During the 2011 debt-ceiling fight, Bernanke was vocal about the risks of a default on the country's debt. He has spoken out about the upcoming struggle as well.


"It's very, very important that Congress takes the necessary action to raise the debt ceiling to avoid a situation where our government doesn't pay its bills,” Bernanke said Monday in an appearance at the University of Michigan’s Gerald R. Ford School of Public Policy.

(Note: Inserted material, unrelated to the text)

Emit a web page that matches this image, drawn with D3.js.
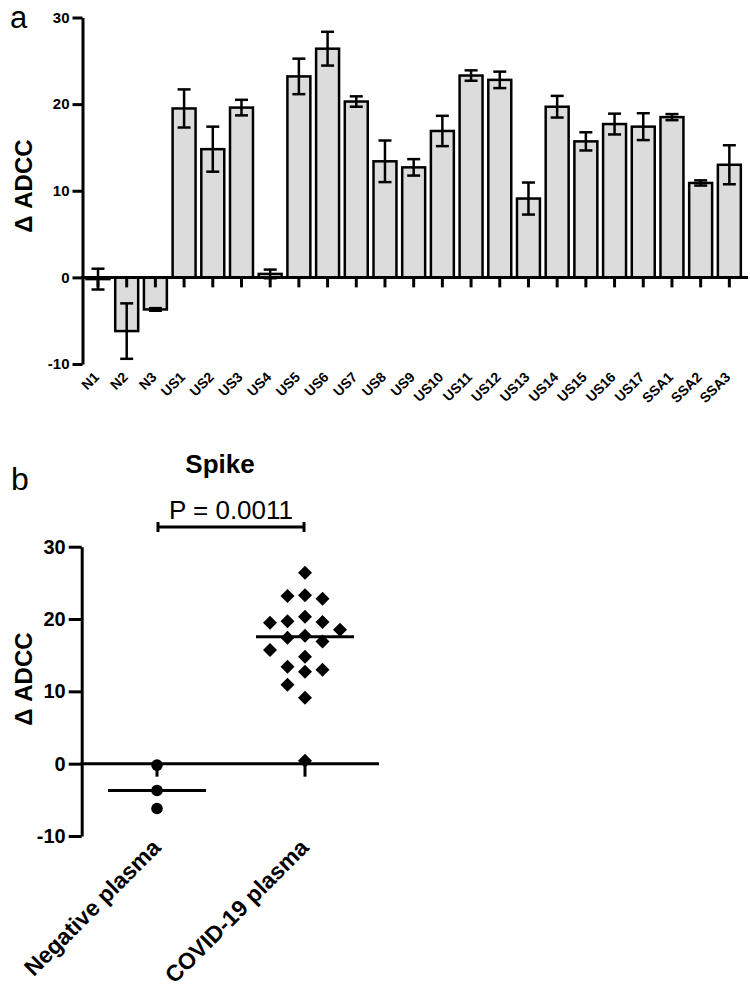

Brian Smedley, an interest-rate strategist at Bank of America Merrill Lynch who previously worked as a trader and analyst at the New York Fed, walked National Journal through some of the problems the Fed would grapple with if Congress refused to raise the debt limit. (Smedley, as other economists do, cautioned that a U.S. default is "unprecedented" and it is impossible to predict the precise course of events that would unfold). Here's a look at the actions the Fed may have to take if brinksmanship turns into a stalemate—and a default:

  • Act as the nation's lender of last resort. If payments on government bonds are delayed, doubts would sink in about the ability of financial institutions to make good on their obligations in a timely manner. The Fed would then have to step in to provide short-term loans to banks to allow them to conduct their regular daily business.
  • Keep markets running smoothly. The Fed would likely step in if there was a disruption in the functioning of securities markets. If investors began selling off short-term government securities in the wake of a default, for example, the Fed could purchase Treasury securities, something it is already doing through its open-ended bond-buying program known to Wall Street as quantitative easing. (However, one Fed official, Philadelphia Fed President Charles Plosser, recently argued that the bank shouldn't use monetary policy to keep financial markets stable. It should instead rely on its supervisory and regulatory role for that end, he said.) 
  • Deploy its bank supervisors. The Fed supervises the country’s financial institutions and is responsible for monitoring their safety and soundness. With massive ripple effects through the financial system expected in the event of a default, the Fed would have to ensure that banks are positioned to manage that event.
  • Monitor risks abroad. Economists have warned about the global shock waves from a U.S. default. If the government had to stop payments in many areas, the result could be “a lasting increase in the risk premium on the world’s most important ‘risk-free’ financial asset—U.S. Treasury securities,” analysts at Deutsche Bank warned last week. The Fed, which has a number of roles in the international arena, would have to look at the international effects of default and the likelihood that the global turmoil would reinforce problems in the United States.
  • Adjust its monetary policy. The Fed conducts its monetary policy based on the health of the economy and its projected path. A default, with its disastrous economic effects, would likely spur the Fed to expand its current policies or to try new methods to rescue the economy. But it's not clear how much the bank could help. It has already cut short-term interest rates to zero. It has already announced open-ended quantitative easing. The Fed could expand its bond-buying program, but economists have warned that simply increasing QE might have diminishing returns. “Unfortunately, there’s very little the Fed could do if the government defaulted to offset that type of shock to the economy,” Smedley said. In other words, the bank might have to watch the recovery it’s been trying to help along take another huge hit.